Hayır, değil. Sorun, (burada da anlattığım gibi) kuantum parçacıkları klasik nesneler gibi düşünüyor olmanız: İki kuantum parçacık ürettiğinizde, spinleri baştan belli olmuyor. Ölçüm yapılana kadar, her iki parçacığın da spinin "hem aşağı hem yukarı ama ne aşağı ne yukarı" olduğunu (klasik dünyadan vereceğiniz hiçbir örnekte bulunmayan bir süperpozisyon halinde olduğunu) deneysel olarak biliyoruz. O parçacıkların yukarı mı yoksa aşağı mı spine sahip olacağı ölçüm anında belli oluyor; o zamana kadar belli değil.
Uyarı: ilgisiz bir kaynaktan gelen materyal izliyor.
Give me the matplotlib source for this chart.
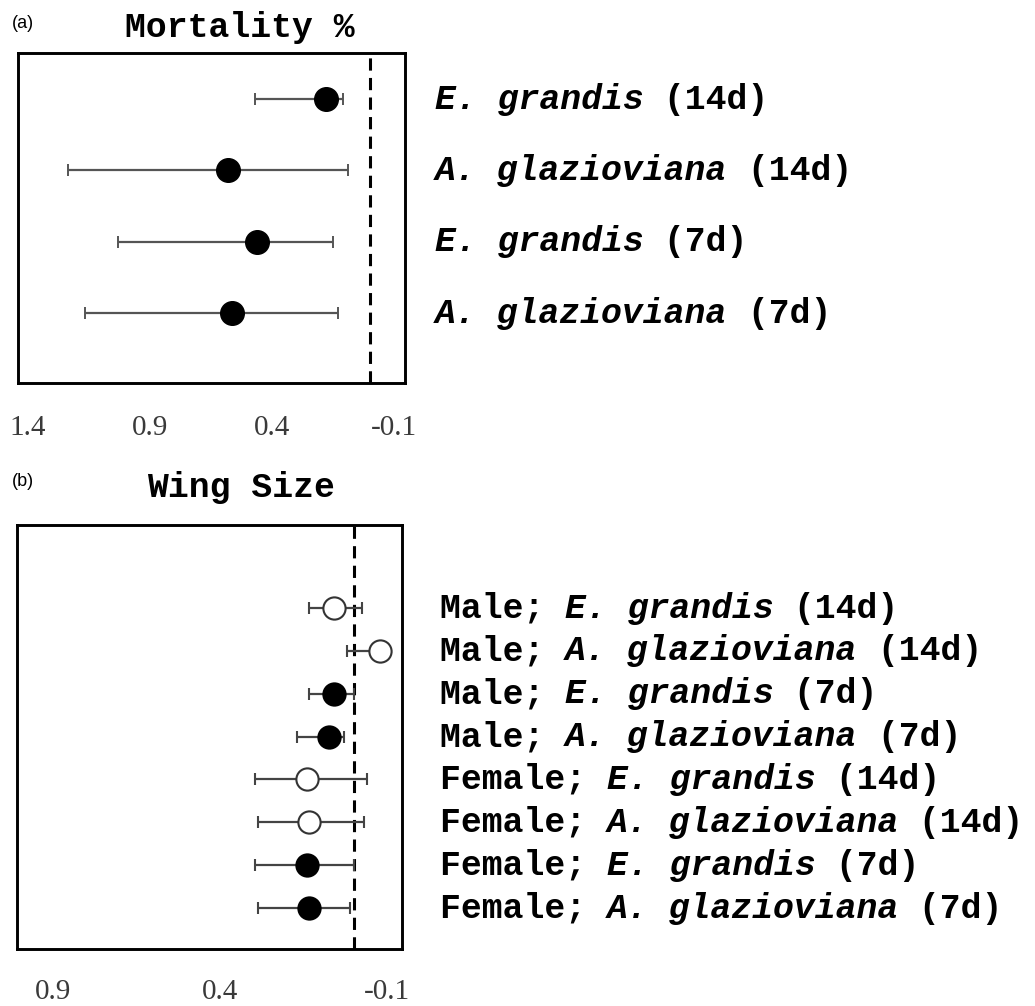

Bunu anlamak çok kritik.
2022 Nobel Fizik Ödülü de işte tam olarak bu olaya verildi: Einstein-Podolsky-Rosen üçlüsü, kuantum parçacıkların süperpozisyon hâlinde olduğunu kabul ediyorlardı, ölçüm yapılana kadar durumlarının belirsiz olduğunu da kabul ediyorlardı ve hangisi olacaklarının ölçüm anında belirlendiğini de kabul ediyorlardı. Kabul etmedikleri şey, bu ölçüm yapıldığında her iki parçacığın nasıl davranacağının tamamen olasılıkçı olduğu fikriydi (Niels Bohr ve tayfası tamamen olasılıkçı olduğunu iddia ediyordu). Einstein ve tayfası, sonucu belirleyen deterministik (ama bizim tarafımızdan henüz çözülememiş) "gizli değişkenler" olduğunu iddia ettiler. John Bell'in teoremi ve sonrasında geliştirilen deneyler de bunun Einstein'ın dediği gibi olmadığını, Bohr'un dediği gibi olduğunu gösterdi ve bu tartışma, 60 küsür yıl sonra Nobel Ödülü ile sonuçlandı. Bu konuda bu videoyu izleyebilirsiniz.
Dolayısıyla artık biliyoruz ki parçacıkların spin durumları sadece en baştan belli olmamakla kalmıyor, aynı zamanda gerçekten kuantum deterministik-olmayan bir temele sahip. Bu yazımızın sonunda görebileceğiniz gibi Einstein'ı kurtarabilecek 1-2 yorum var ama onlar da kolay yutulur lokmalar değiller.